◆ **Exercise objective**
Set the listing down again in full, word for word, with the pictures left out.

◆ **Recorded data**
+++

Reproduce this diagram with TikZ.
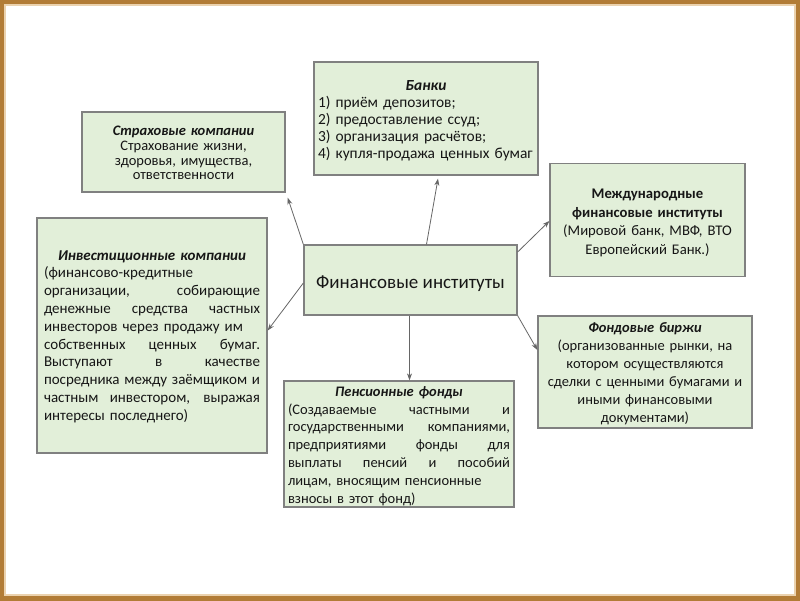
\documentclass[tikz,border=0pt]{standalone}
\usepackage{fontspec}
\setmainfont{Carlito}
\usetikzlibrary{arrows.meta,calc}
\definecolor{boxfill}{HTML}{E2EFD9}
\definecolor{boxline}{HTML}{808080}
\definecolor{txt}{HTML}{161616}
\definecolor{arrowgray}{HTML}{666666}
\definecolor{frameA}{HTML}{B27C36}
\definecolor{frameB}{HTML}{EBD2AE}
\newcommand\jst[1]{\hbox to\hsize{\spaceskip=0.23em plus 1fil\relax #1}}
\newcommand\lft[1]{\hbox{#1}}
\newcommand\ctr[1]{\hbox to\hsize{\hfil #1\hfil}}
\newcommand\bi[1]{\textbf{\textit{#1}}}
\newcommand\dn[2]{\vbox{\kern#1pt\relax #2\kern-#1pt\relax}}
\begin{document}
\begin{tikzpicture}[x=1pt,y=-1pt,
  box/.style={draw=boxline, line width=1.3pt, fill=boxfill, text=txt, inner sep=0pt,
    font=\fontsize{14.5}{17.6}\selectfont},
  arr/.style={draw=arrowgray, line width=0.8pt, -{Stealth[length=7pt,width=5pt]}}]
\useasboundingbox (0,0) rectangle (800,600);
\fill[white] (0,0) rectangle (800,600);
\draw[frameA, line width=8pt] (0,0) rectangle (800,600);
\draw[frameB, line width=1.5pt] (4.8,4.8) rectangle (795.2,595.2);

% center
\node[box, minimum width=213, minimum height=70, font=\fontsize{19}{22}\selectfont] (c) at (410.5,280)
  {\dn{4}{\hbox{Финансовые институты}}};

% Страховые компании
\node[box, minimum width=203, minimum height=80, text width=199,
  font=\fontsize{14.5}{14.8}\selectfont] (str) at (183.5,152)
  {\dn{1}{\ctr{\bi{Страховые компании}}\ctr{Страхование жизни,}\ctr{здоровья, имущества,}\ctr{ответственности}}};

% Банки
\node[box, minimum width=224, minimum height=113, text width=216, font=\fontsize{15.4}{17.1}\selectfont] (bank) at (426,118.5)
  {\dn{2}{\ctr{\bi{Банки}}\lft{1) приём депозитов;}\lft{2) предоставление ссуд;}\lft{3) организация расчётов;}\lft{4) купля-продажа ценных бумаг}}};

% Инвестиционные компании
\node[box, minimum width=230, minimum height=235, text width=216, font=\fontsize{15}{17.8}\selectfont] (inv) at (152,335.5)
  {\dn{1}{\ctr{\bi{Инвестиционные компании}}%
   \lft{(финансово-кредитные}%
   \jst{организации, собирающие}%
   \jst{денежные средства частных}%
   \lft{инвесторов через продажу им}%
   \jst{собственных ценных бумаг.}%
   \jst{Выступают в качестве}%
   \jst{посредника между заёмщиком и}%
   \jst{частным инвестором, выражая}%
   \lft{интересы последнего)}}};

% Международные
\node[box, minimum width=195, minimum height=113, text width=191,
  font=\fontsize{14.7}{18.6}\selectfont] (intl) at (647.5,220)
  {\dn{3}{\ctr{\textbf{Международные}}\ctr{\textbf{финансовые институты}}\ctr{(Мировой банк, МВФ, ВТО}\ctr{Европейский Банк.)}}};

% Фондовые биржи
\node[box, minimum width=214, minimum height=112, text width=210, font=\fontsize{14.5}{17.9}\selectfont] (fond) at (645,372)
  {\dn{1.5}{\ctr{\bi{Фондовые биржи}}\ctr{(организованные рынки, на}\ctr{котором осуществляются}\ctr{сделки с ценными бумагами и}\ctr{иными финансовыми}\ctr{документами)}}};

% Пенсионные фонды
\node[box, minimum width=230, minimum height=126, text width=222, font=\fontsize{14.5}{17.8}\selectfont] (pens) at (399,444)
  {\dn{2}{\ctr{\bi{Пенсионные фонды}}%
   \jst{(Создаваемые частными и}%
   \jst{государственными компаниями,}%
   \jst{предприятиями фонды для}%
   \jst{выплаты пенсий и пособий}%
   \lft{лицам, вносящим пенсионные}%
   \lft{взносы в этот фонд)}}};

% arrows
\coordinate (p1) at ($(c.south)+(-1,0)$);
\draw[arr] (c.north west) -- ($(str.south east)+(2,5)$);
\draw[arr] ($(c.north)+(16,0)$) -- ($(bank.south)+(12,3)$);
\draw[arr] ($(c.east)+(0,-28)$) -- ($(intl.west)+(0,1)$);
\draw[arr] ($(c.west)+(0,3)$) -- ($(inv.east)+(0,-5)$);
\draw[arr] (c.south east) -- ($(fond.west)+(0,-22)$);
\draw[arr] (p1) -- (p1 |- pens.north);
\end{tikzpicture}
\end{document}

+++

◆ **Task output**
Reproduce this diagram with TikZ.
\documentclass[tikz,border=0pt]{standalone}
\usepackage{fontspec}
\setmainfont{Carlito}
\usetikzlibrary{arrows.meta,calc}
\definecolor{boxfill}{HTML}{E2EFD9}
\definecolor{boxline}{HTML}{808080}
\definecolor{txt}{HTML}{161616}
\definecolor{arrowgray}{HTML}{666666}
\definecolor{frameA}{HTML}{B27C36}
\definecolor{frameB}{HTML}{EBD2AE}
\newcommand\jst[1]{\hbox to\hsize{\spaceskip=0.23em plus 1fil\relax #1}}
\newcommand\lft[1]{\hbox{#1}}
\newcommand\ctr[1]{\hbox to\hsize{\hfil #1\hfil}}
\newcommand\bi[1]{\textbf{\textit{#1}}}
\newcommand\dn[2]{\vbox{\kern#1pt\relax #2\kern-#1pt\relax}}
\begin{document}
\begin{tikzpicture}[x=1pt,y=-1pt,
  box/.style={draw=boxline, line width=1.3pt, fill=boxfill, text=txt, inner sep=0pt,
    font=\fontsize{14.5}{17.6}\selectfont},
  arr/.style={draw=arrowgray, line width=0.8pt, -{Stealth[length=7pt,width=5pt]}}]
\useasboundingbox (0,0) rectangle (800,600);
\fill[white] (0,0) rectangle (800,600);
\draw[frameA, line width=8pt] (0,0) rectangle (800,600);
\draw[frameB, line width=1.5pt] (4.8,4.8) rectangle (795.2,595.2);

% center
\node[box, minimum width=213, minimum height=70, font=\fontsize{19}{22}\selectfont] (c) at (410.5,280)
  {\dn{4}{\hbox{Финансовые институты}}};

% Страховые компании
\node[box, minimum width=203, minimum height=80, text width=199,
  font=\fontsize{14.5}{14.8}\selectfont] (str) at (183.5,152)
  {\dn{1}{\ctr{\bi{Страховые компании}}\ctr{Страхование жизни,}\ctr{здоровья, имущества,}\ctr{ответственности}}};

% Банки
\node[box, minimum width=224, minimum height=113, text width=216, font=\fontsize{15.4}{17.1}\selectfont] (bank) at (426,118.5)
  {\dn{2}{\ctr{\bi{Банки}}\lft{1) приём депозитов;}\lft{2) предоставление ссуд;}\lft{3) организация расчётов;}\lft{4) купля-продажа ценных бумаг}}};

% Инвестиционные компании
\node[box, minimum width=230, minimum height=235, text width=216, font=\fontsize{15}{17.8}\selectfont] (inv) at (152,335.5)
  {\dn{1}{\ctr{\bi{Инвестиционные компании}}%
   \lft{(финансово-кредитные}%
   \jst{организации, собирающие}%
   \jst{денежные средства частных}%
   \lft{инвесторов через продажу им}%
   \jst{собственных ценных бумаг.}%
   \jst{Выступают в качестве}%
   \jst{посредника между заёмщиком и}%
   \jst{частным инвестором, выражая}%
   \lft{интересы последнего)}}};

% Международные
\node[box, minimum width=195, minimum height=113, text width=191,
  font=\fontsize{14.7}{18.6}\selectfont] (intl) at (647.5,220)
  {\dn{3}{\ctr{\textbf{Международные}}\ctr{\textbf{финансовые институты}}\ctr{(Мировой банк, МВФ, ВТО}\ctr{Европейский Банк.)}}};

% Фондовые биржи
\node[box, minimum width=214, minimum height=112, text width=210, font=\fontsize{14.5}{17.9}\selectfont] (fond) at (645,372)
  {\dn{1.5}{\ctr{\bi{Фондовые биржи}}\ctr{(организованные рынки, на}\ctr{котором осуществляются}\ctr{сделки с ценными бумагами и}\ctr{иными финансовыми}\ctr{документами)}}};

% Пенсионные фонды
\node[box, minimum width=230, minimum height=126, text width=222, font=\fontsize{14.5}{17.8}\selectfont] (pens) at (399,444)
  {\dn{2}{\ctr{\bi{Пенсионные фонды}}%
   \jst{(Создаваемые частными и}%
   \jst{государственными компаниями,}%
   \jst{предприятиями фонды для}%
   \jst{выплаты пенсий и пособий}%
   \lft{лицам, вносящим пенсионные}%
   \lft{взносы в этот фонд)}}};

% arrows
\coordinate (p1) at ($(c.south)+(-1,0)$);
\draw[arr] (c.north west) -- ($(str.south east)+(2,5)$);
\draw[arr] ($(c.north)+(16,0)$) -- ($(bank.south)+(12,3)$);
\draw[arr] ($(c.east)+(0,-28)$) -- ($(intl.west)+(0,1)$);
\draw[arr] ($(c.west)+(0,3)$) -- ($(inv.east)+(0,-5)$);
\draw[arr] (c.south east) -- ($(fond.west)+(0,-22)$);
\draw[arr] (p1) -- (p1 |- pens.north);
\end{tikzpicture}
\end{document}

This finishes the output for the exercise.